[START OF Listed entries]
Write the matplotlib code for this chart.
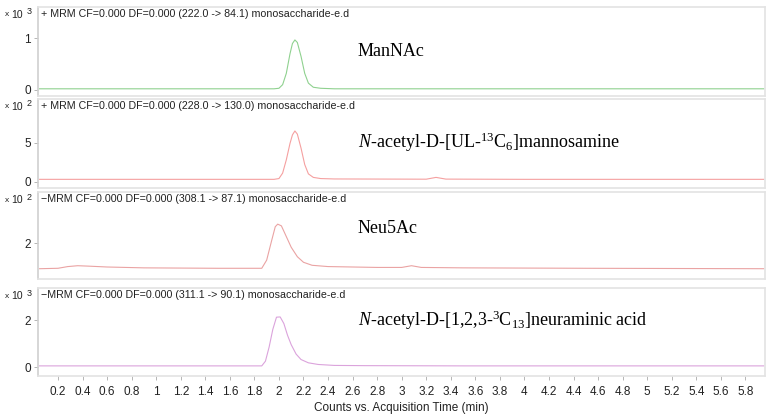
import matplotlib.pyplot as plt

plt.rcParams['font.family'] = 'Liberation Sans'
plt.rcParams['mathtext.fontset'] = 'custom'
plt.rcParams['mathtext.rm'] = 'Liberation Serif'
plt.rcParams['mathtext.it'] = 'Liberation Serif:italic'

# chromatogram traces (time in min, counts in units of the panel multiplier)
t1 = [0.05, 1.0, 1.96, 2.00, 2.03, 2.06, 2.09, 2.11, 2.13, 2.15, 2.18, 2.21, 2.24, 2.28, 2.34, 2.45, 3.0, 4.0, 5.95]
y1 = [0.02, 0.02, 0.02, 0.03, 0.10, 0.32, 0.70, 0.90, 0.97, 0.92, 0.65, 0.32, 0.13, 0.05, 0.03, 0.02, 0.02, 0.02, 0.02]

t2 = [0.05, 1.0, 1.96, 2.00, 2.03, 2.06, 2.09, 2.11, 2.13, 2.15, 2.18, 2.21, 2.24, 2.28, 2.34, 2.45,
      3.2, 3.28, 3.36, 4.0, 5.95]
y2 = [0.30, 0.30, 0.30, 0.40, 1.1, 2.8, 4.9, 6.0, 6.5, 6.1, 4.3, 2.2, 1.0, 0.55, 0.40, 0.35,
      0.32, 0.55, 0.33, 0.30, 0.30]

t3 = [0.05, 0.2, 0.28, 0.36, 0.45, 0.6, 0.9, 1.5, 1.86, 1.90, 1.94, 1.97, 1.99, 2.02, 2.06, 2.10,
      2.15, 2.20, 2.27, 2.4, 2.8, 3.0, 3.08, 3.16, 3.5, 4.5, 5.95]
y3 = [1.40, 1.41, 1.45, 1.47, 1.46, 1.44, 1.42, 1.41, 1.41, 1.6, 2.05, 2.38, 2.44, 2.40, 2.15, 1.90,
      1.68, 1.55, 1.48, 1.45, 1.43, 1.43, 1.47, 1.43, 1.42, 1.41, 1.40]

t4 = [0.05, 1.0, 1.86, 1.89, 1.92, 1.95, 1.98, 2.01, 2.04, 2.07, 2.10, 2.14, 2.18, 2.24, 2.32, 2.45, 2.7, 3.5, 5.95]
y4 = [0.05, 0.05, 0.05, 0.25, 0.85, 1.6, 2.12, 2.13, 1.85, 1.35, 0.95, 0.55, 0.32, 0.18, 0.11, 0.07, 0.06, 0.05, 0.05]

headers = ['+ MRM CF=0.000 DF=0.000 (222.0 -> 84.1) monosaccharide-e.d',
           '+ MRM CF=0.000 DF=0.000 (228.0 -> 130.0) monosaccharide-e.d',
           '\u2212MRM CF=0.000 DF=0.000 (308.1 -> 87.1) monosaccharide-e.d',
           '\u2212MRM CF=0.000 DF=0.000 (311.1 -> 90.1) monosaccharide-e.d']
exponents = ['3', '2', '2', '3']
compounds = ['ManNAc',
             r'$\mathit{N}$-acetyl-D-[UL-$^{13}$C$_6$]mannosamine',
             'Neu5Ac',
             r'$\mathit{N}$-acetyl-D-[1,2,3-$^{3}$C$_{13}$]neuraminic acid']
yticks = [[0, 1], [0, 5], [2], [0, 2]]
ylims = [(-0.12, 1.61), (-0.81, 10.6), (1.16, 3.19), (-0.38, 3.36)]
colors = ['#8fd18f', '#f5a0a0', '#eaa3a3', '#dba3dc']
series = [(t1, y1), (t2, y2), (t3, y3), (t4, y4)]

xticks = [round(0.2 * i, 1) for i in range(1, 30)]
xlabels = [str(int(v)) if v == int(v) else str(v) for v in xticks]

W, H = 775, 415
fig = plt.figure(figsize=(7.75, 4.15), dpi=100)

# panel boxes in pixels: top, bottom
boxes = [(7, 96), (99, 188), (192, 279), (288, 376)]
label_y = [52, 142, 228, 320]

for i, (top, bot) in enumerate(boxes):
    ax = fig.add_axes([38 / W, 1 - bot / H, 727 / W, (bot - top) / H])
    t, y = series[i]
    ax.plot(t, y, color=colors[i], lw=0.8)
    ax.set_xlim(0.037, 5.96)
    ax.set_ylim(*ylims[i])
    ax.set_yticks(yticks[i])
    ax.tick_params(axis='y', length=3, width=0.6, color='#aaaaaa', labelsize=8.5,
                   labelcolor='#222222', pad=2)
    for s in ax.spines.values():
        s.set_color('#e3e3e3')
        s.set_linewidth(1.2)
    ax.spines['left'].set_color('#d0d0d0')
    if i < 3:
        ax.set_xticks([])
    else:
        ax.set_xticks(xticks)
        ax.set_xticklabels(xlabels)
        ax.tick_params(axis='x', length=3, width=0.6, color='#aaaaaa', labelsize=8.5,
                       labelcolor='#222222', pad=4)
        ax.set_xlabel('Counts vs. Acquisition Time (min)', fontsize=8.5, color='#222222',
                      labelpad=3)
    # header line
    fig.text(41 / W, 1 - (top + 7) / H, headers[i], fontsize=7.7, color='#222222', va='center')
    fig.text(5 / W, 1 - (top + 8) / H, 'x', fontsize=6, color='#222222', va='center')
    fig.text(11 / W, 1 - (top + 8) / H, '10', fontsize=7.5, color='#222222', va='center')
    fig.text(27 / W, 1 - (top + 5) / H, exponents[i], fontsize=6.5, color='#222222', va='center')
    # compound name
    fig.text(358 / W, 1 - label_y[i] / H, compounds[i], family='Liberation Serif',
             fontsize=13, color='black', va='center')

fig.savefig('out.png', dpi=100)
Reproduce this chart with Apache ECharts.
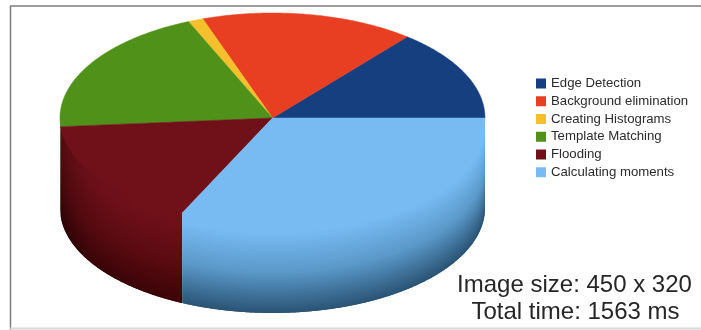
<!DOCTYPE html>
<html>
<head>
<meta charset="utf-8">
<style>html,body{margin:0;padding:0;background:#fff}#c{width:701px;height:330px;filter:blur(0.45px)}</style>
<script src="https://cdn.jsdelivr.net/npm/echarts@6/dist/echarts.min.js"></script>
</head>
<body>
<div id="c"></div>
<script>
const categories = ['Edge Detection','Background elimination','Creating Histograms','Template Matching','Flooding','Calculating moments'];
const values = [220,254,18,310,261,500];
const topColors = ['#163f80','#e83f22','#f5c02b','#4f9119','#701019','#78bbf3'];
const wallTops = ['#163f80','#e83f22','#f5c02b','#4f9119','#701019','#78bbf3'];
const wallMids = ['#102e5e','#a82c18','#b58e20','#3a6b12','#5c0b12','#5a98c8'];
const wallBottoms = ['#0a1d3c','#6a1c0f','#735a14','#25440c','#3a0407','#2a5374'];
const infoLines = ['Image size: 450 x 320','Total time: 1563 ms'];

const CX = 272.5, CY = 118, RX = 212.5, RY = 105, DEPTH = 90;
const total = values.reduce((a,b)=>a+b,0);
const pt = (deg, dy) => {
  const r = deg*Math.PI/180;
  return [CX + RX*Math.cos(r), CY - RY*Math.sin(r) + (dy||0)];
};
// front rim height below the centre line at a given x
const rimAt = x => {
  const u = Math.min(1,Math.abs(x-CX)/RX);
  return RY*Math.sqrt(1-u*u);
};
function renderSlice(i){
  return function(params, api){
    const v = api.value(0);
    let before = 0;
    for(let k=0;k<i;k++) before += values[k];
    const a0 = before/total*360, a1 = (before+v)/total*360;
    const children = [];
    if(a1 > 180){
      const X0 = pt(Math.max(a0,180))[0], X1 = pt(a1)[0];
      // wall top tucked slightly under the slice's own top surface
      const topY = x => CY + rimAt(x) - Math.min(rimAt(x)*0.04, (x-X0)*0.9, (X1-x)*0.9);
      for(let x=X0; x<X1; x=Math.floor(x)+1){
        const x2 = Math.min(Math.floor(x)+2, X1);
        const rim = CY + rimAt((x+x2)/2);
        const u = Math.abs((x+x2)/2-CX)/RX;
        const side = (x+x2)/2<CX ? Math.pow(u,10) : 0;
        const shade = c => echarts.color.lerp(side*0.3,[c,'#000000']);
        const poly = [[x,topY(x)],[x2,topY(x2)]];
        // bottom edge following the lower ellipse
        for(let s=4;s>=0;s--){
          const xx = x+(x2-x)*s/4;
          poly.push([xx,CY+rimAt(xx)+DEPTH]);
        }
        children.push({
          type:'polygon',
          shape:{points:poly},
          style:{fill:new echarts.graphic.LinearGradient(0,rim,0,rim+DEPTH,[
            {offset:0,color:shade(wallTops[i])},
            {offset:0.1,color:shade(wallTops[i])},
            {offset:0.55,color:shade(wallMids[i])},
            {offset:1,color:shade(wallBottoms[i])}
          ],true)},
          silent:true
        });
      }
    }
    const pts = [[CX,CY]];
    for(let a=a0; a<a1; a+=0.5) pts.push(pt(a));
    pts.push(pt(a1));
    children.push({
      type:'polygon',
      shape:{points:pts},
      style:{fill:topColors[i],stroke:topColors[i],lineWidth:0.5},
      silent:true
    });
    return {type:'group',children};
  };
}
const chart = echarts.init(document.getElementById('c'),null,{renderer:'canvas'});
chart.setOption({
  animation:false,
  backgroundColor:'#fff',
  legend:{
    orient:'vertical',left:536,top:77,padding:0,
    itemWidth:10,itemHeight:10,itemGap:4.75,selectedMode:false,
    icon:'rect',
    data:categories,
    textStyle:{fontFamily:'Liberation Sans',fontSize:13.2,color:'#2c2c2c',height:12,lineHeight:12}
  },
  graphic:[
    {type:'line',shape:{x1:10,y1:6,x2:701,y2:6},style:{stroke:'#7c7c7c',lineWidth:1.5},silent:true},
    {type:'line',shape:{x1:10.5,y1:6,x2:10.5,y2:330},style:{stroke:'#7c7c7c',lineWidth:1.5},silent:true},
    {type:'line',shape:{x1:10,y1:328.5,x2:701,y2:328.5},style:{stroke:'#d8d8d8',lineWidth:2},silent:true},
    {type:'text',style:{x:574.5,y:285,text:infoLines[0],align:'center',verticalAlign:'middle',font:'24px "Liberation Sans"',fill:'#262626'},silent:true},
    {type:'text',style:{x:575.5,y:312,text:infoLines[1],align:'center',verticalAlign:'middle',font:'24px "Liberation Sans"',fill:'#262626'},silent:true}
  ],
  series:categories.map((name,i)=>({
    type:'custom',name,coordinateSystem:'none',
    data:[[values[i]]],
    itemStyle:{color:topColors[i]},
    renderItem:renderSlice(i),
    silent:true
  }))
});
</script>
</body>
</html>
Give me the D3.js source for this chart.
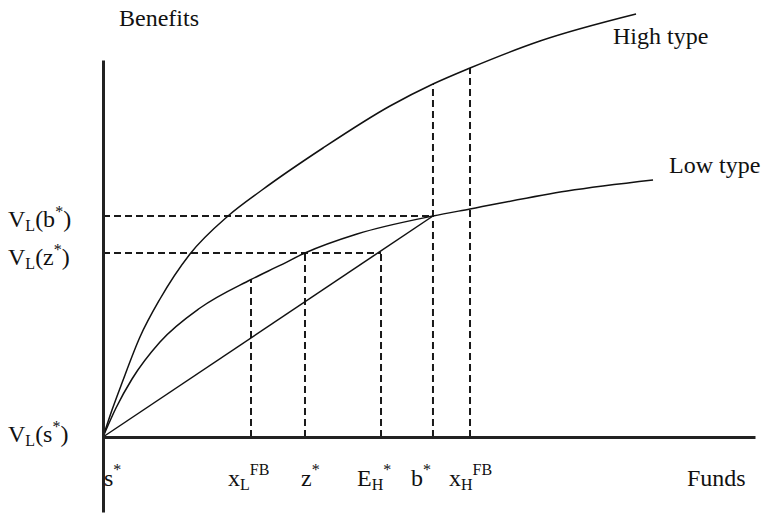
[END OF Listed entries]
_Work to complete:_ In the data above, please extract the lines from the first one through the line with "1.42, 1.41, 1.40]", exactly, and keep pictures out.

_Completed exercise:_
Write the matplotlib code for this chart.
import matplotlib.pyplot as plt

plt.rcParams['font.family'] = 'Liberation Sans'
plt.rcParams['mathtext.fontset'] = 'custom'
plt.rcParams['mathtext.rm'] = 'Liberation Serif'
plt.rcParams['mathtext.it'] = 'Liberation Serif:italic'

# chromatogram traces (time in min, counts in units of the panel multiplier)
t1 = [0.05, 1.0, 1.96, 2.00, 2.03, 2.06, 2.09, 2.11, 2.13, 2.15, 2.18, 2.21, 2.24, 2.28, 2.34, 2.45, 3.0, 4.0, 5.95]
y1 = [0.02, 0.02, 0.02, 0.03, 0.10, 0.32, 0.70, 0.90, 0.97, 0.92, 0.65, 0.32, 0.13, 0.05, 0.03, 0.02, 0.02, 0.02, 0.02]

t2 = [0.05, 1.0, 1.96, 2.00, 2.03, 2.06, 2.09, 2.11, 2.13, 2.15, 2.18, 2.21, 2.24, 2.28, 2.34, 2.45,
      3.2, 3.28, 3.36, 4.0, 5.95]
y2 = [0.30, 0.30, 0.30, 0.40, 1.1, 2.8, 4.9, 6.0, 6.5, 6.1, 4.3, 2.2, 1.0, 0.55, 0.40, 0.35,
      0.32, 0.55, 0.33, 0.30, 0.30]

t3 = [0.05, 0.2, 0.28, 0.36, 0.45, 0.6, 0.9, 1.5, 1.86, 1.90, 1.94, 1.97, 1.99, 2.02, 2.06, 2.10,
      2.15, 2.20, 2.27, 2.4, 2.8, 3.0, 3.08, 3.16, 3.5, 4.5, 5.95]
y3 = [1.40, 1.41, 1.45, 1.47, 1.46, 1.44, 1.42, 1.41, 1.41, 1.6, 2.05, 2.38, 2.44, 2.40, 2.15, 1.90,
      1.68, 1.55, 1.48, 1.45, 1.43, 1.43, 1.47, 1.43, 1.42, 1.41, 1.40]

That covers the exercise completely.